Monday, September 10, 2012

FALL HARVEST


The leaves are falling from the poplars and maples faster than a blizzard of snowflakes. The green beans and zucchini are still producing in abundance. Bright orange pumpkins glow throughout a neighbor’s field. The harvest is ready! So is God’s harvest. Am I, are you, ready to use God’s fruit of the Spirit to draw others into His kingdom—today?
 
ETERNAL PERSPECTIVES  by Sally Bair

Fruit

This year I put up a fancy climbing device for my pole beans. The metal pole supports two circular rings, one near the ground and the other six feet high, joined by intertwining strings that guide the pole bean vines. In past years, the deer hadn’t touched my outside-the-fence plants, so I rationalized that it would be safe to erect the climbing device outside the fence, too. The fenced gardens had no room for pole beans. 
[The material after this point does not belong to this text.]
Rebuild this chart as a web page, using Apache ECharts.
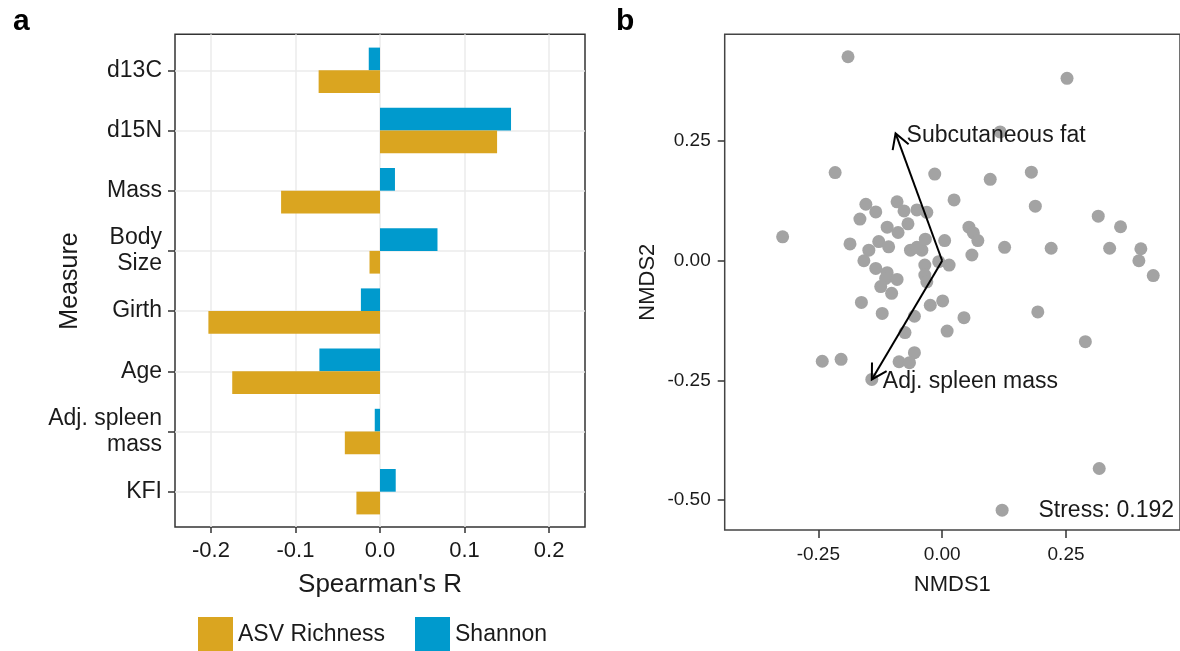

At first, my pole beans grew beautifully on their new home, holding a ton of leaves, blossoms, and beans. What a harvest! Then, one morning during my routine walk through the gardens, I witnessed a strange denuding. Hundreds of leafless, beanless stems stood straight up along the strings, like vertical pick-up-sticks. At least the top crop remained, apparently too high for the deer to reach. The whole affair looked like a 1970s ethnic hairdo. 

I groaned and then laughed at the sight. What a picture of my life as a fruit-bearing Christian! “The fruit of the Spirit is love, joy, peace, longsuffering, kindness, goodness, faithfulness, gentleness, self-control. Against such there is no law.” (Galatians 5:22)

We’re all vulnerable to the vagaries of life that steal our spiritual fruit. God plants and waters us within the protective nursery of His Word and Spirit. However, we sometimes stray outside His nursery.

Our fruit of love, for instance, is snatched easily by anger and hatred following someone’s evil act. We allow our fruit of joy to be stolen and exchanged for sadness. God’s peace, His special fruit, is gobbled in a moment until only the visible stems of anxiety stand. An unkind word easily steals our fruit of kindness or goodness. Someone’s broken promise snatches our own sense of faithfulness. The harsh words of a friend or co-worker quickly turn our own gentle words into an unpleasant comeback or even retaliation.

Patience, a virtuous fruit, takes time to grow. Its fragility must be fenced in daily to avoid being eaten by unexpected, unwanted circumstances. Finally, there’s the fruit of self-control. We conveniently forget to ask God to fill us with it for the day, making it easy for marauding deer—misused time, unfulfilling pleasures, and poor attitudes—to snatch our self-control in one gulp.

Jesus has the answer to these fruit snatchers. “I am the vine, you are the branches. He who abides in Me, and I in him, bears much fruit; for without Me you can do nothing.” (John 15:5)

Lord, help us abide so closely to You that the fruit of Your Spirit dwelling within us cannot be snatched by surrounding marauders. In Jesus’ name, amen.